The Recipe: Simple Crusty Bread
Ingredients: 3 cups all-purpose flour, 1½ teaspoons salt, 1 teaspoon instant yeast, 1¼ cups warm water (105–110°F), 1 tablespoon olive oil.
Mix: Combine flour, salt, and yeast. Add water and oil. Stir until a shaggy dough forms. Turn onto a lightly floured surface and knead for 8–10 minutes. The dough is ready when it's smooth, slightly tacky, and springs back when poked.
Understanding the Rise
Place in an oiled bowl, cover with a damp towel, and let rise in a warm spot until doubled — about 1–1.5 hours. To find a warm spot: turn your oven light on (no heat), place the bowl inside. Or microwave a cup of water for 2 minutes, then put the dough bowl in the warm microwave.

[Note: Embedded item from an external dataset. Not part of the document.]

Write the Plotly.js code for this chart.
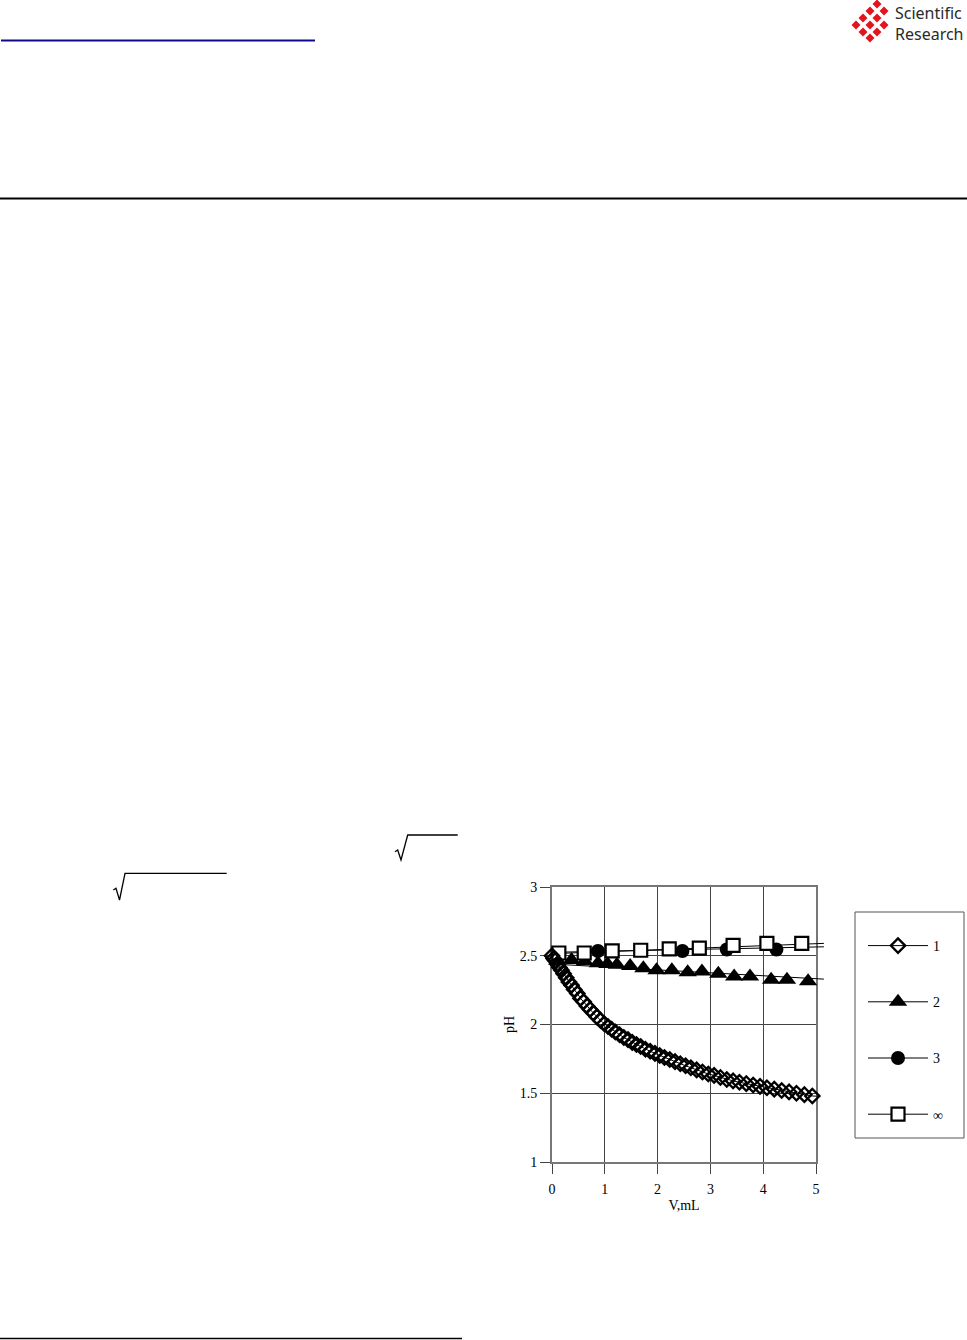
<!DOCTYPE html>
<html><head><meta charset="utf-8">
<script src="https://cdn.plot.ly/plotly-3.0.1.min.js"></script>
<style>html,body{margin:0;padding:0;background:#fff;}#chart{width:967px;height:1340px;}</style>
</head><body><div id="chart"></div>
<script>
// ---------- data ----------
const xTicks = [0, 1, 2, 3, 4, 5];
const xTickLabels = ['0', '1', '2', '3', '4', '5'];
const yTicks = [1, 1.5, 2, 2.5, 3];
const yTickLabels = ['1', '1.5', '2', '2.5', '3'];
const seriesNames = ['1', '2', '3', '\u221E'];

const s1X = [0, 0.03, 0.06, 0.1, 0.14, 0.18, 0.22, 0.27, 0.32, 0.37, 0.42, 0.48, 0.54, 0.6, 0.66, 0.72, 0.78, 0.85, 0.92, 0.99,
  1.06, 1.13, 1.2, 1.28, 1.36, 1.44, 1.52, 1.6, 1.68, 1.77, 1.86, 1.95, 2.04, 2.13, 2.23, 2.33, 2.43, 2.53, 2.63, 2.74,
  2.85, 2.96, 3.07, 3.19, 3.31, 3.43, 3.55, 3.68, 3.81, 3.94, 4.07, 4.21, 4.35, 4.49, 4.63, 4.78, 4.93];
const s1Y = [2.5, 2.48, 2.465, 2.44, 2.415, 2.395, 2.37, 2.34, 2.31, 2.285, 2.255, 2.225, 2.19, 2.165, 2.135, 2.11, 2.085, 2.055, 2.03, 2.005,
  1.985, 1.965, 1.945, 1.925, 1.905, 1.89, 1.87, 1.855, 1.84, 1.82, 1.805, 1.79, 1.775, 1.76, 1.745, 1.73, 1.715, 1.7, 1.685, 1.67,
  1.655, 1.64, 1.63, 1.615, 1.6, 1.59, 1.58, 1.57, 1.56, 1.55, 1.54, 1.53, 1.52, 1.51, 1.5, 1.49, 1.48];

const s2X = [0.1, 0.37, 0.62, 0.87, 1.05, 1.23, 1.48, 1.73, 1.98, 2.27, 2.57, 2.84, 3.15, 3.45, 3.75, 4.15, 4.45, 4.85];
const s2Y = [2.465, 2.47, 2.46, 2.445, 2.44, 2.435, 2.425, 2.41, 2.395, 2.395, 2.38, 2.385, 2.37, 2.35, 2.35, 2.325, 2.325, 2.315];

const s3X = [0.87, 2.47, 3.31, 4.25];
const s3Y = [2.535, 2.535, 2.545, 2.545];

const s4X = [0.13, 0.61, 1.14, 1.68, 2.22, 2.79, 3.43, 4.07, 4.73];
const s4Y = [2.52, 2.52, 2.535, 2.54, 2.55, 2.555, 2.575, 2.59, 2.59];

// fitted lines (they run a little past the frame)
const lineEndX = [0, 5.15];
const line2Y = [2.44, 2.33];
const line3Y = [2.525, 2.565];
const line4Y = [2.515, 2.59];
const line1TailX = [5.08];
const line1TailY = [1.478];

// ---------- geometry ----------
const W = 967, H = 1340;
const fx = p => p / W;
const fy = p => 1 - p / H;
const plotL = 552, plotR = 816, plotT = 887, plotB = 1162;
const xMax = 5, xMaxExt = 5.2;
const pxPerUnit = (plotR - plotL) / xMax;

const black = '#000';
const mk = {
  d: {symbol: 'diamond-open', size: 11, color: black, line: {width: 2.3, color: black}},
  t: {symbol: 'triangle-up', size: 16, color: black, line: {width: 0}},
  c: {symbol: 'circle', size: 14, color: black, line: {width: 0}},
  s: {symbol: 'square', size: 13, color: '#fff', line: {width: 2.2, color: black}}
};
const thin = {color: black, width: 1};
const serif = 'Liberation Serif, Times New Roman, serif';

const traces = [
  // lines (on extended axis so they can run past the frame)
  {x: lineEndX, y: line2Y, xaxis: 'x2', yaxis: 'y2', mode: 'lines', line: thin, showlegend: false, hoverinfo: 'skip'},
  {x: lineEndX, y: line3Y, xaxis: 'x2', yaxis: 'y2', mode: 'lines', line: thin, showlegend: false, hoverinfo: 'skip'},
  {x: lineEndX, y: line4Y, xaxis: 'x2', yaxis: 'y2', mode: 'lines', line: thin, showlegend: false, hoverinfo: 'skip'},
  {x: s1X.concat(line1TailX), y: s1Y.concat(line1TailY), xaxis: 'x2', yaxis: 'y2', mode: 'lines', line: thin, showlegend: false, hoverinfo: 'skip'},
  // markers
  {x: s2X, y: s2Y, xaxis: 'x2', yaxis: 'y2', mode: 'markers', marker: mk.t, cliponaxis: false, showlegend: false, name: seriesNames[1]},
  {x: s3X, y: s3Y, xaxis: 'x2', yaxis: 'y2', mode: 'markers', marker: mk.c, cliponaxis: false, showlegend: false, name: seriesNames[2]},
  {x: s4X, y: s4Y, xaxis: 'x2', yaxis: 'y2', mode: 'markers', marker: mk.s, cliponaxis: false, showlegend: false, name: seriesNames[3]},
  {x: s1X, y: s1Y, xaxis: 'x2', yaxis: 'y2', mode: 'markers', marker: mk.d, cliponaxis: false, showlegend: false, name: seriesNames[0]},
  // legend entries
  {x: [null], y: [null], mode: 'lines+markers', line: thin, marker: mk.d, name: seriesNames[0], legendgroup: 'a'},
  {x: [null], y: [null], mode: 'lines+markers', line: thin, marker: mk.t, name: seriesNames[1], legendgroup: 'b'},
  {x: [null], y: [null], mode: 'lines+markers', line: thin, marker: mk.c, name: seriesNames[2], legendgroup: 'c'},
  {x: [null], y: [null], mode: 'lines+markers', line: thin, marker: mk.s, name: seriesNames[3], legendgroup: 'd'}
];

// ---------- page decorations ----------
const P = (pts) => pts.map((p, i) => (i ? 'L' : 'M') + fx(p[0]).toFixed(5) + ',' + fy(p[1]).toFixed(5)).join(' ');
const shapes = [];
const hline = (x0, x1, y, color, width) => shapes.push({type: 'line', xref: 'paper', yref: 'paper', x0: fx(x0), x1: fx(x1), y0: fy(y), y1: fy(y), line: {color: color, width: width}});
hline(1, 315, 40.5, '#0b0b8e', 2);
hline(0, 967, 198.5, '#000', 2);
hline(0, 462, 1338.5, '#000', 1.5);
shapes.push({type: 'path', xref: 'paper', yref: 'paper', path: P([[395, 851.7], [397.7, 850], [401, 860], [407.7, 835], [457.7, 835]]), line: {color: '#000', width: 1.3}});
shapes.push({type: 'path', xref: 'paper', yref: 'paper', path: P([[113.3, 890], [116, 888.3], [119.5, 900], [125, 873.3], [226.7, 873.3]]), line: {color: '#000', width: 1.3}});
// legend frame
shapes.push({type: 'rect', xref: 'paper', yref: 'paper', x0: fx(855), x1: fx(964), y0: fy(912), y1: fy(1138), line: {color: '#555', width: 1}, fillcolor: 'rgba(0,0,0,0)'});
// logo: cluster of small red diamonds
const logoPts = [[877, 4], [870, 11], [884, 11], [863, 18], [877, 18], [856, 25], [870, 25], [884, 25], [863, 32], [877, 32], [870, 38]];
logoPts.forEach(p => {
  const h = 4.5;
  shapes.push({type: 'path', xref: 'paper', yref: 'paper', path: P([[p[0], p[1] - h], [p[0] + h, p[1]], [p[0], p[1] + h], [p[0] - h, p[1]]]) + ' Z', fillcolor: '#e3141e', line: {width: 0}});
});

const annotations = [
  {text: 'Scientific<br>Research', xref: 'paper', yref: 'paper', x: fx(966), y: fy(23), xanchor: 'right', yanchor: 'middle', align: 'left',
    showarrow: false, font: {family: 'Noto Sans, sans-serif', size: 16, color: '#2a2a2a'}}
];

const axisCommon = {
  ticks: 'outside', ticklen: 10, tickwidth: 1, tickcolor: '#444',
  showgrid: true, gridcolor: '#444', gridwidth: 1,
  showline: true, mirror: true, linecolor: '#777', linewidth: 2,
  zeroline: false, automargin: false, fixedrange: true,
  tickfont: {family: serif, size: 14, color: '#000'}
};

const layout = {
  width: W, height: H,
  margin: {l: 0, r: 0, t: 0, b: 0, pad: 0},
  paper_bgcolor: '#fff', plot_bgcolor: 'rgba(0,0,0,0)',
  font: {family: serif, size: 14, color: '#000'},
  showlegend: true,
  legend: {x: fx(863), y: fy(930), xanchor: 'left', yanchor: 'top', bgcolor: 'rgba(0,0,0,0)', borderwidth: 0,
    itemwidth: 60, tracegroupgap: 35, font: {family: serif, size: 14, color: '#000'}},
  xaxis: Object.assign({}, axisCommon, {domain: [fx(plotL), fx(plotR)], range: [0, xMax], tickvals: xTicks, ticktext: xTickLabels, anchor: 'y',
    ticklabelstandoff: 3, tickfont: {family: serif, size: 14, color: '#000000'},
    title: {text: 'V,mL', standoff: 4, font: {family: serif, size: 14, color: '#000'}}}),
  yaxis: Object.assign({}, axisCommon, {domain: [fy(plotB), fy(plotT)], range: [1, 3], tickvals: yTicks, ticktext: yTickLabels, anchor: 'x',
    title: {text: 'pH', standoff: 2, font: {family: serif, size: 14, color: '#000'}}}),
  xaxis2: {domain: [fx(plotL), fx(plotL + pxPerUnit * xMaxExt)], range: [0, xMaxExt], visible: false, anchor: 'y2', fixedrange: true},
  yaxis2: {domain: [fy(plotB), fy(plotT)], range: [1, 3], visible: false, anchor: 'x2', fixedrange: true},
  shapes: shapes,
  annotations: annotations
};

Plotly.newPlot('chart', traces, layout, {displayModeBar: false, staticPlot: true});
</script></body></html>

Punch down gently and shape into a round or oval. Place on a parchment-lined baking sheet. Cover and let rise again for 30–45 minutes until puffy.
Baking
Score the top with a sharp knife — 2–3 slashes about ½ inch deep. This controls where the bread expands and looks professional. Place a pan of hot water on the oven floor (the steam creates a crispier crust). Bake at 425°F for 25–30 minutes until deeply golden and the bottom sounds hollow when tapped.
Troubleshooting Your First Loaf
Didn't rise: Water was too hot (kills yeast) or too cold (yeast stays dormant). 105–110°F is the sweet spot — warm but comfortable to touch. Or the yeast was expired — always check the date.

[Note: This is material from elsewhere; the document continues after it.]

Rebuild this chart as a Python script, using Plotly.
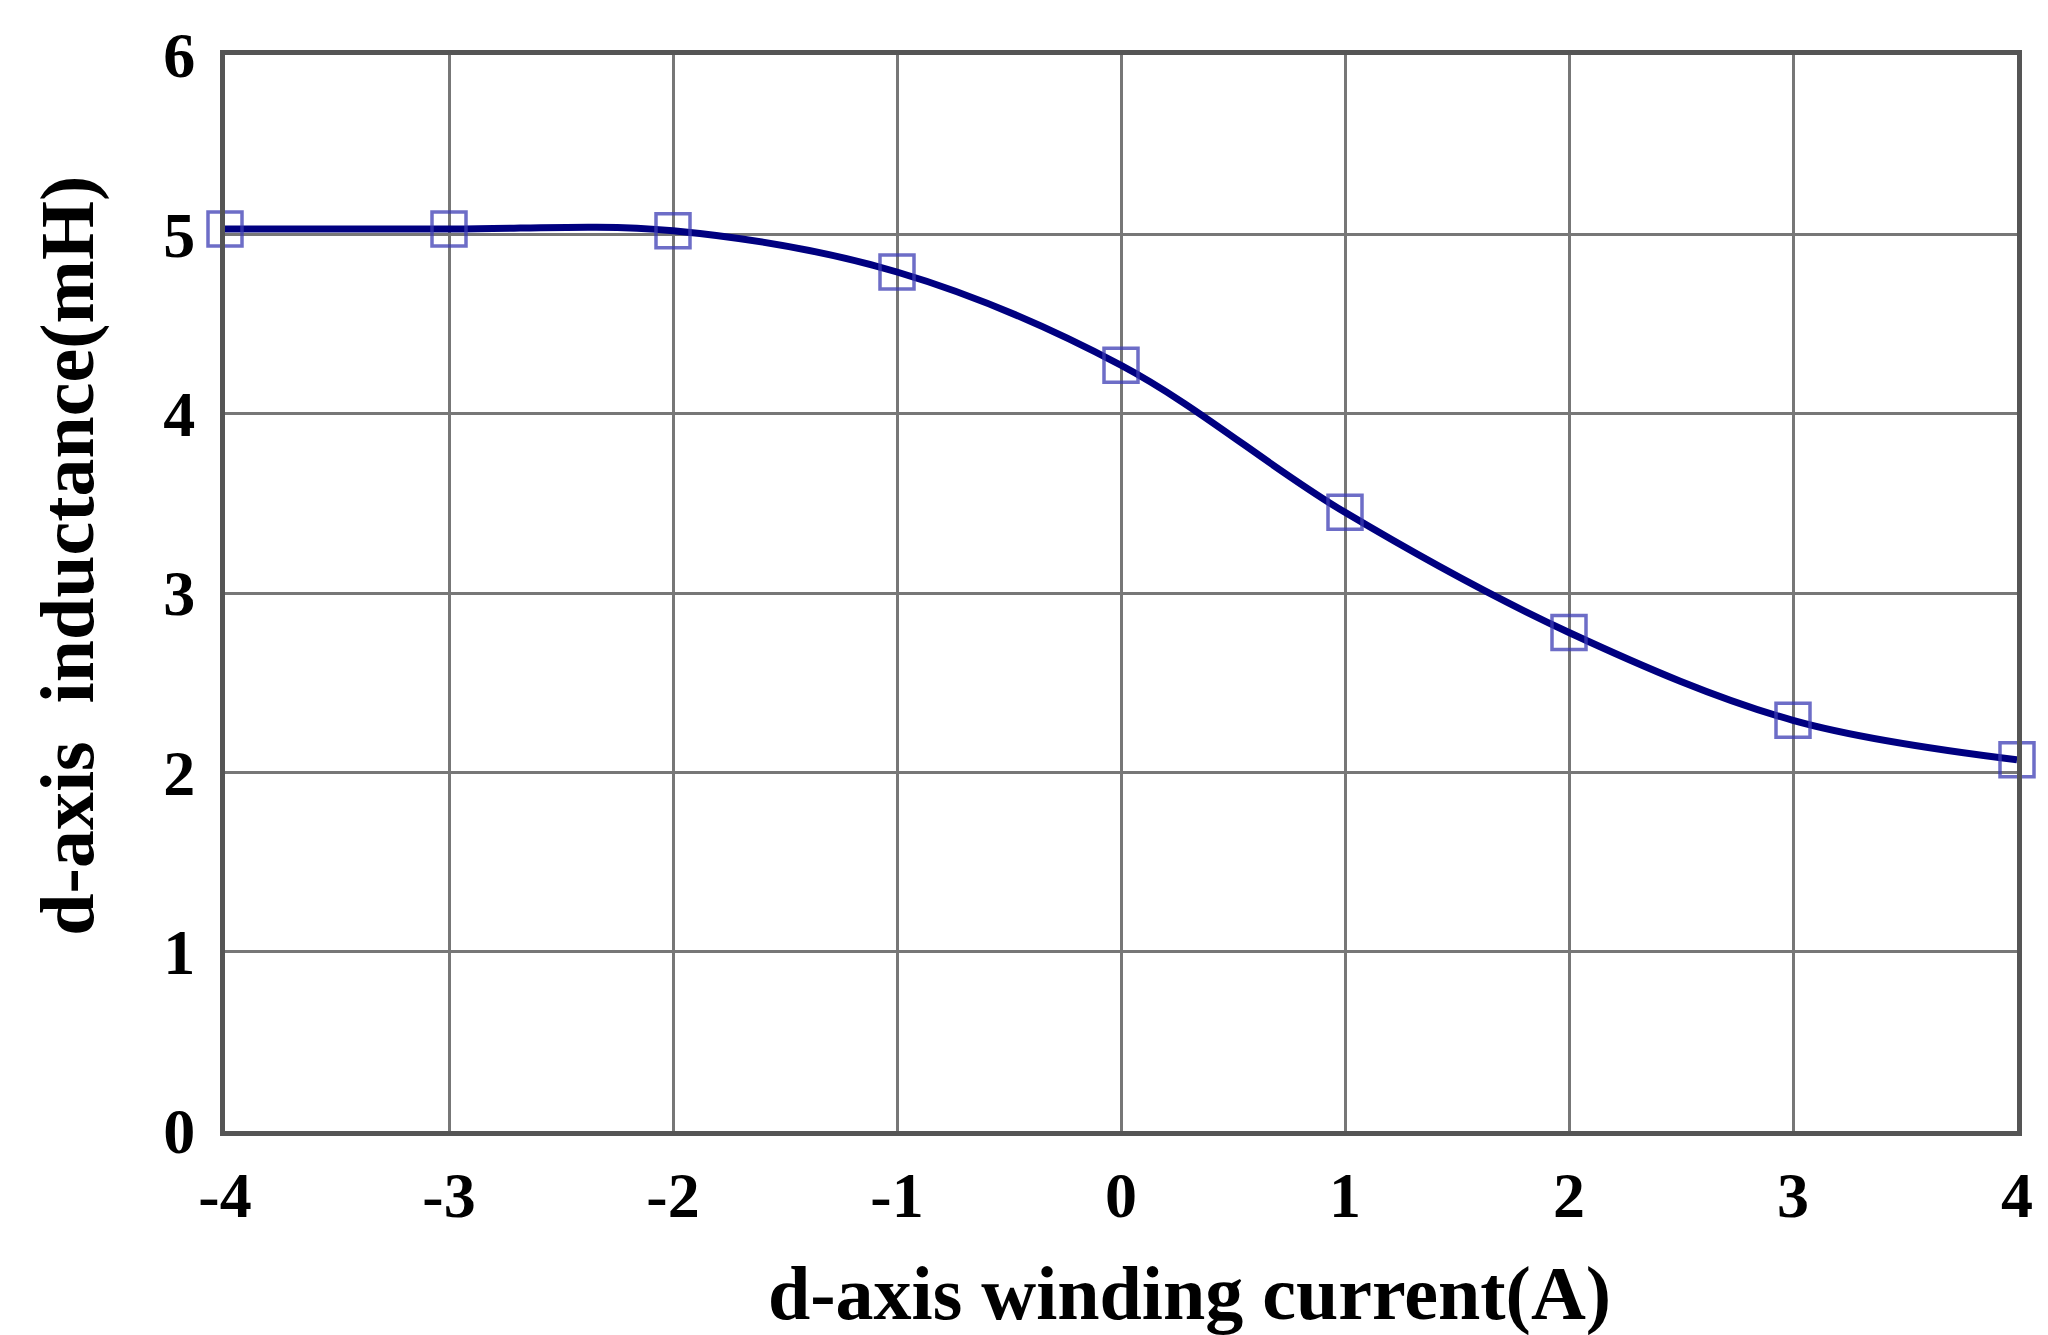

Dense texture: Under-kneaded. Gluten needs 8–10 minutes of firm kneading to develop structure. The windowpane test: stretch a small piece of dough thin — if you can see light through it without it tearing, gluten is developed.

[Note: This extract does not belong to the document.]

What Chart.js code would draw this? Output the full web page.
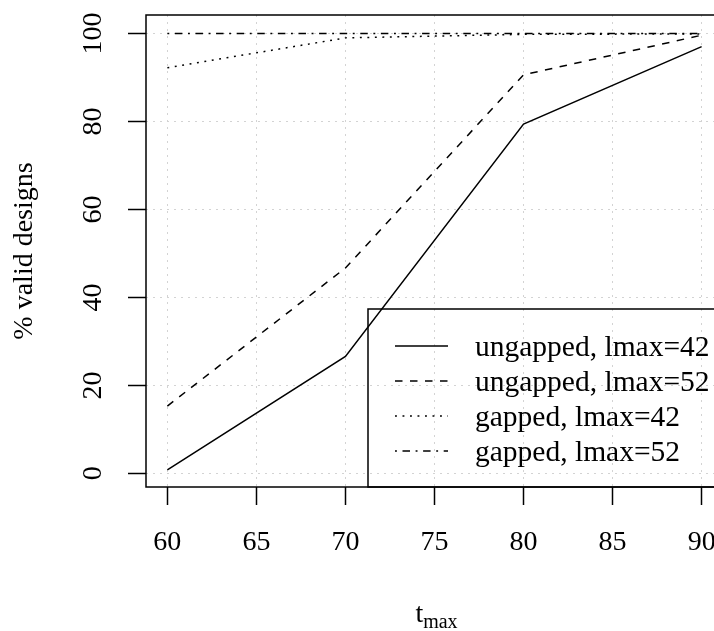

Flat loaf: Over-proofed (let it rise too long). The second rise should be until "puffy," not doubled. Poke test: press gently — it should spring back slowly.
Once You've Mastered This
Add herbs and garlic to the dough for focaccia. Shape into rolls instead of a loaf. Add olives and rosemary. Brush with butter and garlic after baking. This one recipe is a gateway to a lifetime of bread baking.